Engendering Transnational Voices: Studies in Family, Work, and Identity

Man_CohenThe new edited collection by York sociologists Guida Man (YCAR Faculty Associate) and Rina Cohen will be launched next week at York University. 

Engendering Transnational Voices: Studies in Family, Work, and Identity was published by Wilfrid Lauirer University Press earlier this summer.

“The major goal of this project was to give voice to marginalized transnational im/migrants”, said Man. “It fills a gap in the transnationalism literature by bringing together original papers that examine the transnational practices and identities of immigrant women, youth, children, and the elderly in an era of global migration and neoliberalism.”

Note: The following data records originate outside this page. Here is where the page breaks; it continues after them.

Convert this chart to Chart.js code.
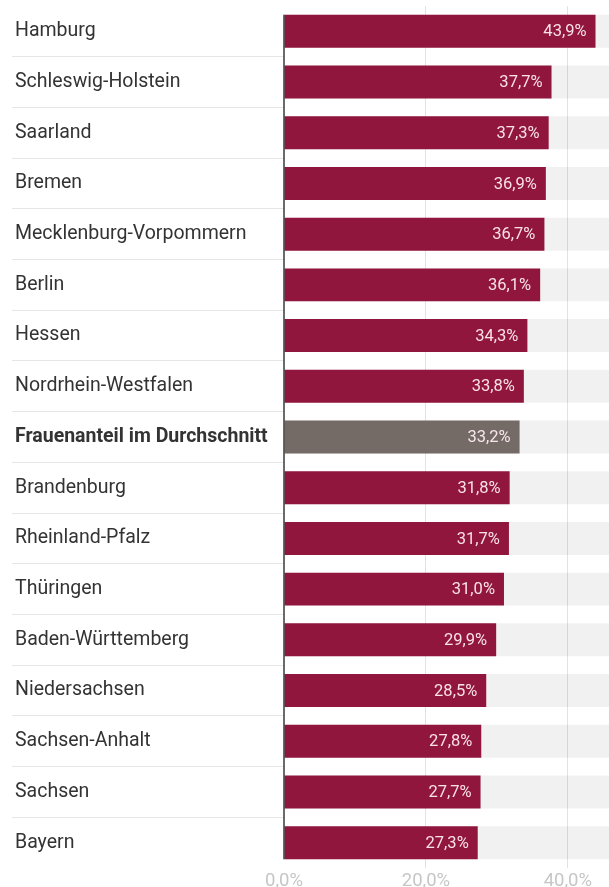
<!DOCTYPE html>
<html lang="de">
<head>
<meta charset="utf-8">
<script src="https://cdn.jsdelivr.net/npm/chart.js@4.4.1/dist/chart.umd.min.js"></script>
<style>
    html, body { margin: 0; padding: 0; background: #fff; }
    #wrap { width: 609px; height: 887px; position: relative; }
</style>
</head>
<body>
<div id="wrap"><canvas id="chart"></canvas></div>
<script>
// Frauenanteil nach Bundesland
const laender = [
    'Hamburg', 'Schleswig-Holstein', 'Saarland', 'Bremen', 'Mecklenburg-Vorpommern',
    'Berlin', 'Hessen', 'Nordrhein-Westfalen', 'Frauenanteil im Durchschnitt',
    'Brandenburg', 'Rheinland-Pfalz', 'Thüringen', 'Baden-Württemberg',
    'Niedersachsen', 'Sachsen-Anhalt', 'Sachsen', 'Bayern'
];
const anteil = [43.9, 37.7, 37.3, 36.9, 36.7, 36.1, 34.3, 33.8, 33.2, 31.8, 31.7, 31.0, 29.9, 28.5, 27.8, 27.7, 27.3];
const durchschnittLabel = 'Frauenanteil im Durchschnitt';
const xTicks = [0, 20, 40];
const xMax = 45.8;

const fmt = v => v.toFixed(1).replace('.', ',') + '%';

const barExtras = {
    id: 'barExtras',
    afterDatasetsDraw(chart) {
        const ctx = chart.ctx;
        const meta = chart.getDatasetMeta(1);
        const x0 = chart.scales.x.getPixelForValue(0);
        const first = meta.data[0];
        const last = meta.data[meta.data.length - 1];
        ctx.save();
        // axis line at 0
        ctx.strokeStyle = '#3a3a3a';
        ctx.lineWidth = 1.5;
        ctx.beginPath();
        ctx.moveTo(x0, first.y - first.height / 2);
        ctx.lineTo(x0, last.y + last.height / 2);
        ctx.stroke();
        // value labels inside bars
        ctx.font = '16.5px Roboto';
        ctx.fillStyle = 'rgba(255,236,242,0.95)';
        ctx.textAlign = 'right';
        ctx.textBaseline = 'middle';
        meta.data.forEach((bar, i) => ctx.fillText(fmt(anteil[i]), bar.x - 9, bar.y + 1));
        ctx.restore();
    }
};

new Chart(document.getElementById('chart'), {
    type: 'bar',
    data: {
        labels: laender,
        datasets: [{
            data: laender.map(() => xMax),
            backgroundColor: 'rgba(0,0,0,0.055)',
            grouped: false,
            order: 2,
            categoryPercentage: 0.65,
            barPercentage: 1
        }, {
            data: anteil,
            backgroundColor: laender.map(l => l === durchschnittLabel ? '#746a66' : '#91163d'),
            grouped: false,
            order: 1,
            categoryPercentage: 0.65,
            barPercentage: 1
        }]
    },
    options: {
        indexAxis: 'y',
        responsive: true,
        maintainAspectRatio: false,
        animation: false,
        layout: { padding: { top: 6, left: 15, right: 0, bottom: 0 } },
        plugins: {
            legend: { display: false },
            tooltip: { enabled: false }
        },
        scales: {
            x: {
                min: 0,
                max: xMax,
                afterBuildTicks: scale => { scale.ticks = xTicks.map(v => ({ value: v })); },
                afterFit: scale => { scale.height = 19; },
                grid: {
                    drawTicks: false,
                    color: ctx => ctx.tick && ctx.tick.value === 0 ? 'rgba(0,0,0,0)' : '#e2e2e2'
                },
                border: { display: false },
                ticks: {
                    padding: 2,
                    color: '#c6c6c6',
                    font: { family: 'Roboto', size: 18.5 },
                    callback: v => fmt(v)
                }
            },
            y: {
                grid: {
                    drawOnChartArea: false,
                    tickLength: 272,
                    color: ctx => (ctx.type !== 'tick' || ctx.index === 0) ? 'rgba(0,0,0,0)' : '#e6e6e6'
                },
                border: { display: false },
                afterFit: scale => {
                    scale.width = 269;
                    scale.paddingTop = 0;
                    scale.paddingBottom = 0;
                },
                ticks: {
                    crossAlign: 'far',
                    color: '#333',
                    font: ctx => ({
                        family: 'Roboto',
                        size: 19.5,
                        weight: laender[ctx.index] === durchschnittLabel ? 'bold' : 'normal'
                    })
                }
            }
        }
    },
    plugins: [barExtras]
});
</script>
</body>
</html>
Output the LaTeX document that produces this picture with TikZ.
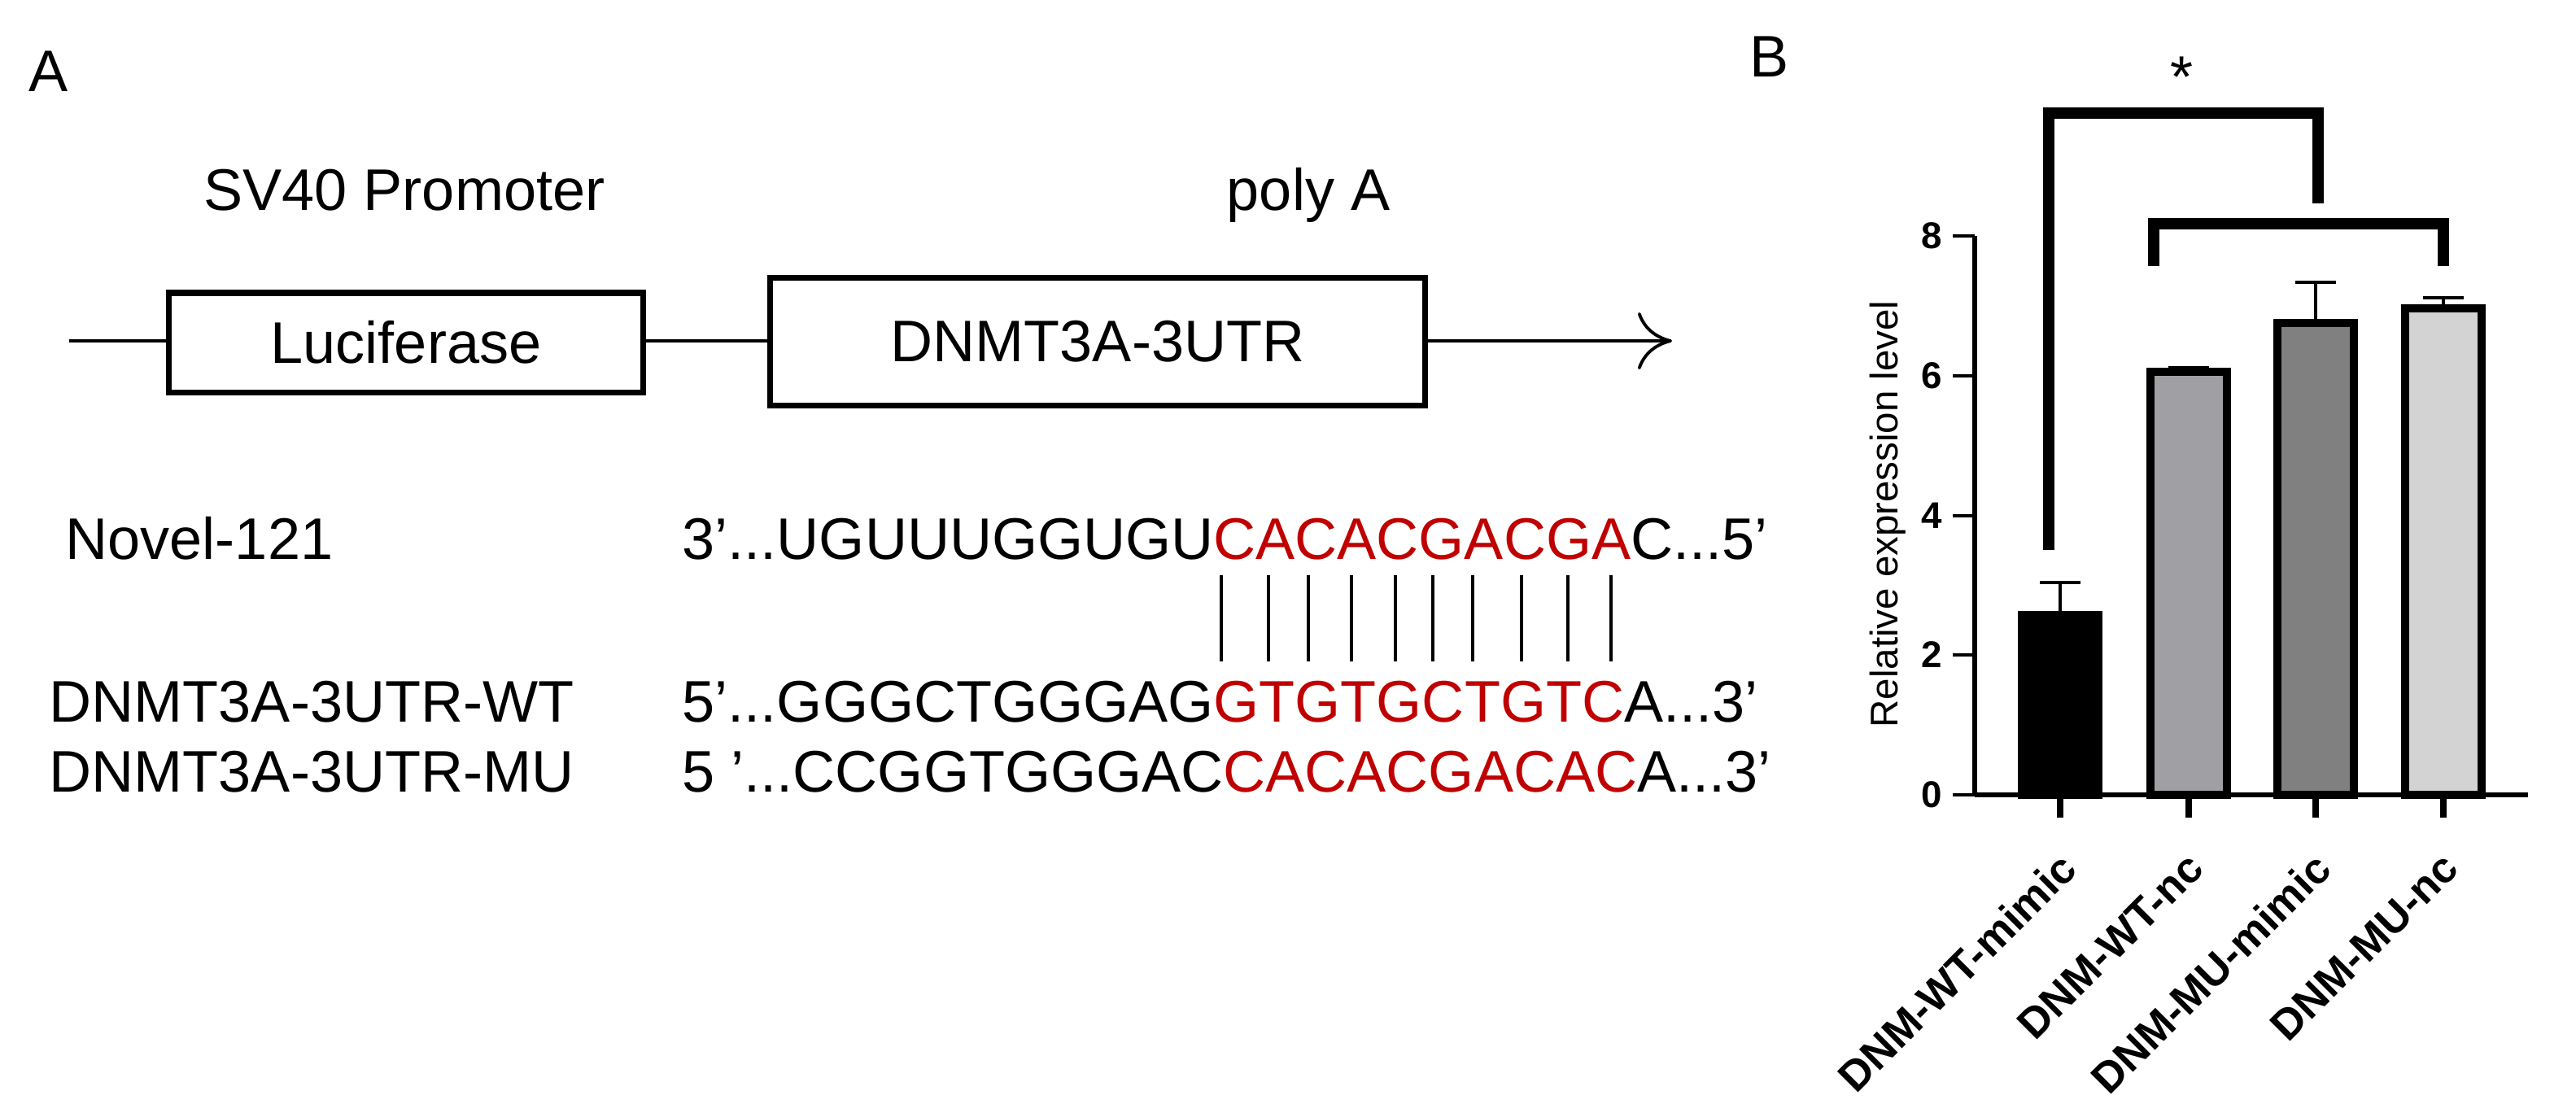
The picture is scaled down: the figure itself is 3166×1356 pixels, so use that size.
\documentclass[tikz,border=0pt]{standalone}
\usepackage{fontspec}
\setmainfont{Liberation Sans}
\usetikzlibrary{arrows.meta}
\definecolor{seqred}{RGB}{192,0,0}
\definecolor{barA}{RGB}{160,160,164}
\definecolor{barB}{RGB}{128,128,128}
\definecolor{barC}{RGB}{211,211,211}
\begin{document}
\begin{tikzpicture}[x=0.01cm,y=-0.01cm,
  big/.style={font=\fontsize{20.5}{24}\selectfont, inner sep=0pt},
  seq/.style={big, anchor=base west},
  box/.style={draw, line width=2pt, inner sep=0pt, font=\fontsize{20.5}{24}\selectfont},
  thin/.style={line width=1.1pt},
  bar/.style={draw, line width=3.1pt},
  brk/.style={line width=4pt},
  ticklab/.style={font=\fontsize{13}{15}\selectfont\bfseries, anchor=east, inner sep=0pt},
  xlab/.style={font=\fontsize{15}{18}\selectfont\bfseries, anchor=east, rotate=45, inner sep=0pt}]
\useasboundingbox (0,0) rectangle (3166,1356);
% Panel A
\node[big] (lA) at (60,88) {A};
\node[big, anchor=base] (sv40) at (497,258) {SV40 Promoter};
\node[big, anchor=base] (polyA) at (1608,258) {poly A};
\node[box, minimum height=1.22cm, minimum width=5.82cm] (luc) at (499,421) {Luciferase};
\node[box, minimum height=1.57cm, minimum width=8.04cm] (utr) at (1349,420) {DNMT3A-3UTR};
\coordinate (start) at (85,419);
\coordinate (end) at (2055,419);
\draw[thin] (start) -- (luc.west |- start);
\draw[thin] (luc.east |- start) -- (utr.west |- start);
\draw[thin, -{To[length=12pt,width=20pt,line width=1.1pt]}] (utr.east |- start) -- (end);

\node[seq] (nov) at (80,687) {Novel-121};
\node[seq] (wt) at (60,887) {DNMT3A-3UTR-WT};
\node[seq] (mu) at (60,973) {DNMT3A-3UTR-MU};
\node[seq] (s1) at (838,687) {3’...UGUUUGGUGU\textcolor{seqred}{CACACGACGA}C...5’};
\node[seq] (s2) at (838,887) {5’...GGGCTGGGAG\textcolor{seqred}{GTGTGCTGTC}A...3’};
\node[seq] (s3) at (838,973) {5 ’...CCGGTGGGAC\textcolor{seqred}{CACACGACAC}A...3’};
\foreach \x in {1501,1559,1608,1661,1715,1761,1810,1870,1927,1980}
  \draw[line width=0.9pt] (\x,707) -- (\x,813);

% Panel B
\node[big] (lB) at (2175,70) {B};
\node[big] (star) at (2681,95) {*};
\draw[line width=1.5pt] (2427,290) -- (2427,977);
\draw[line width=1.8pt] (2427,977) -- (3107,977);
\foreach \v/\y in {0/977,2/805,4/634,6/462,8/290}{
  \draw[line width=1.4pt] (2400,\y) -- (2427,\y);
  \node[ticklab] at (2388,\y) {\v};
}
\node[font=\fontsize{13.5}{16}\selectfont, rotate=90, inner sep=0pt] (ylab) at (2320,632) {Relative expression level};
% bars
\foreach \c/\t/\e/\col in {2532/756/716/black, 2690/457/452/barA, 2846/397/347/barB, 3003/379/366/barC}{
  \draw[line width=1.1pt] (\c,\t) -- (\c,\e);
  \draw[line width=1.1pt] (\c-25,\e) -- (\c+25,\e);
  \draw[bar, fill=\col] (\c-47,977) rectangle (\c+47,\t);
  \draw[line width=2.3pt] (\c,977) -- (\c,1005);
}
\node[xlab] at (2542,1058) {DNM-WT-mimic};
\node[xlab] at (2699,1058) {DNM-WT-nc};
\node[xlab] at (2855,1058) {DNM-MU-mimic};
\node[xlab] at (3012,1058) {DNM-MU-nc};
% brackets
\draw[brk] (2518,676) -- (2518,139) -- (2849,139) -- (2849,250);
\draw[brk] (2647,327) -- (2647,275) -- (3003,275) -- (3003,327);
\end{tikzpicture}
\end{document}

The book will be launched at York on Wednesday, 30 September 2015 at 2:30pm in the Harry Crowe Room (Room 109 Atkinson). The event will also include a screening of ‘Journey to Find Myself Again’, a short documentary film produced by Tania Das Gupta and Srabani Maitra. The film presents the employment trajectories of three highly educated immigrant women from South Asia.

YCAR is an event co-sponsor.

“The book idea grew out of a series of very successful Canadian Sociological Association conference sessions that Guida and I have organized for over seven years,” said Cohen.

Several of the contributors to Engendering Transnational Voices are Cohen’s and Man’s Sociology colleagues, including Nancy Mandell, Ann Kim (YCAR Faculty Associate), Tania Das Gupta, Katharine King and Natalie Weiser.

“York does have one of the largest sociology departments in the country committed to do critical research, particularly in the area of women, work, and migration. So we are very fortunate to have our colleagues and students contributing to our volume,” they said.

Other York contributors include Carl E. James (Education) and Meg Luxton (School of Gender, Sexuality and Women’s Studies).

As with many large projects, things happen unexpectedly but the editors are pleased with the final product.

“We learned that the gestation period of a book can be very long and actually include multiple pregnancies. Finding a publisher was a bit tedious. We made some mistakes in this process of finding a publisher. The final delivery is not easy and the baby needs to be immunized against various childhood diseases – and, as any infant, it is not perfect. However, as good mothers, we love this project, despite its shortcomings.”

Cohen and Man hope that this project will develop into a new series that would focus on second generation transmigrants.